Instruction: Scan the records for the string "code"; copy each line where it occurs.

Material shown:

* START *

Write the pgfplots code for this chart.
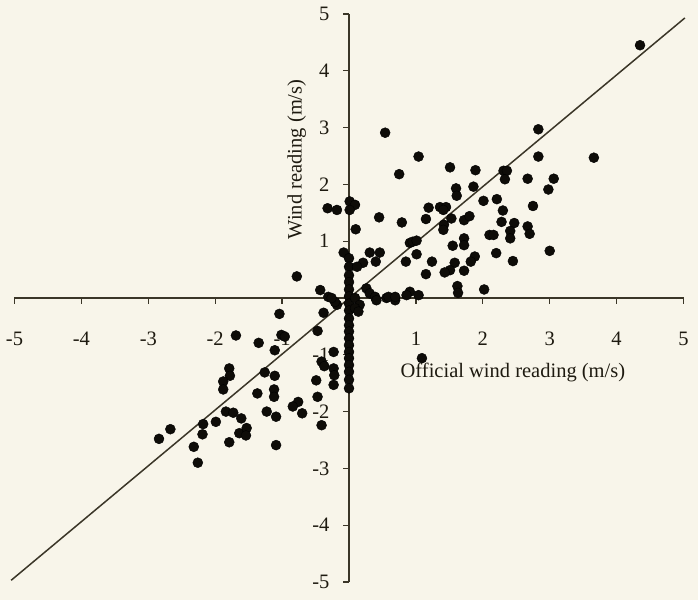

* END *
* START *

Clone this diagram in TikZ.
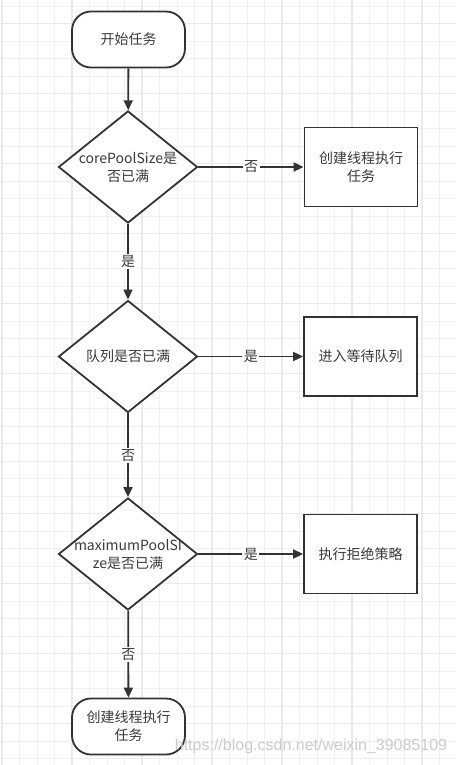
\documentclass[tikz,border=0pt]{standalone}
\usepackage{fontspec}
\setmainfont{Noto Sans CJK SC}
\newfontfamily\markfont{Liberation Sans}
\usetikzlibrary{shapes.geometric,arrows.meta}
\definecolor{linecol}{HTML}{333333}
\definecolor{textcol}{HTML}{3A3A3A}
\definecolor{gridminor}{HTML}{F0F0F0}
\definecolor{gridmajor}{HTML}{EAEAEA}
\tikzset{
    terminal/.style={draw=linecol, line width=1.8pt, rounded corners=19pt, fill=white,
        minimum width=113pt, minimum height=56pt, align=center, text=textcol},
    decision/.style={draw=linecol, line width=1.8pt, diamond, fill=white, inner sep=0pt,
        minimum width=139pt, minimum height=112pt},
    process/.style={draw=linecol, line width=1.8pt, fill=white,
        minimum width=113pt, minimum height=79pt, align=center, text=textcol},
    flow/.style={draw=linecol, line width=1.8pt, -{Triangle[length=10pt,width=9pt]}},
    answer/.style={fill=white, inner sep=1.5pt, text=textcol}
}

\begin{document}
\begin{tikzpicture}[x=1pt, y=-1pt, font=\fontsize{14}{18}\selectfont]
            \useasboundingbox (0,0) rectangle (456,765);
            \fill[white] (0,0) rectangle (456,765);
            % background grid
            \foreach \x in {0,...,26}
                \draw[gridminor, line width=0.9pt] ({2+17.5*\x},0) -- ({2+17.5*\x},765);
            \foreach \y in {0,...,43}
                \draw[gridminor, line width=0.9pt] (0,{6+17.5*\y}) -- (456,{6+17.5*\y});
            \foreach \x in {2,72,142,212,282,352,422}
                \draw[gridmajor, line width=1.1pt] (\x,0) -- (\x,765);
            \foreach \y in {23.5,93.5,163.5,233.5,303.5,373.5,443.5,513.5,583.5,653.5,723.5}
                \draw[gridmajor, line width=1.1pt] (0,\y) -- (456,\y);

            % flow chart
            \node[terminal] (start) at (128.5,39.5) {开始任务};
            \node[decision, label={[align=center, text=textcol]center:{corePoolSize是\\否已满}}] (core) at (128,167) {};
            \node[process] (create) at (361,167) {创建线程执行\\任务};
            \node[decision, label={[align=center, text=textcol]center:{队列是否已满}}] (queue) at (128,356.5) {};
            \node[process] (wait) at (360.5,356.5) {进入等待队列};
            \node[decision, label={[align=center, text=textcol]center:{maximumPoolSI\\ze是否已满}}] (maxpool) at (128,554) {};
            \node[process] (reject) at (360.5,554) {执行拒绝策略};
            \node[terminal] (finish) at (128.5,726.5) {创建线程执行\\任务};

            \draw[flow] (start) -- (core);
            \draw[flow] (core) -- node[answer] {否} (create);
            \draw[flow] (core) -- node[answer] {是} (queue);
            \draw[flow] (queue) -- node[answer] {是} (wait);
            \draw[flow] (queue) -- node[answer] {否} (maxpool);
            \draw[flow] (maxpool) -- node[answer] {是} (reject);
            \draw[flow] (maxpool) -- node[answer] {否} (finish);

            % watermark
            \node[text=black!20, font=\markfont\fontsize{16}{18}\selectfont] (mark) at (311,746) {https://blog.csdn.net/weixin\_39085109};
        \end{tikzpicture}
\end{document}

* END *
* START *

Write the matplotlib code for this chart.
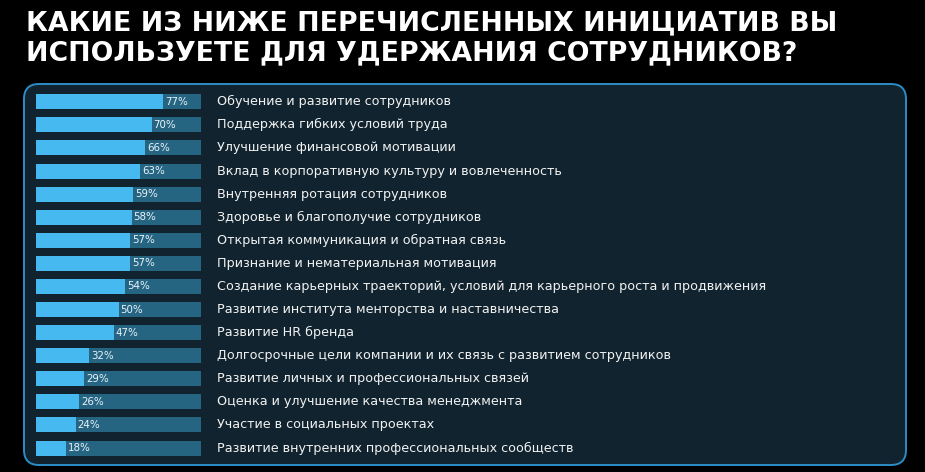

* END *

Correct answer:
Write the pgfplots code for this chart.
Write the matplotlib code for this chart.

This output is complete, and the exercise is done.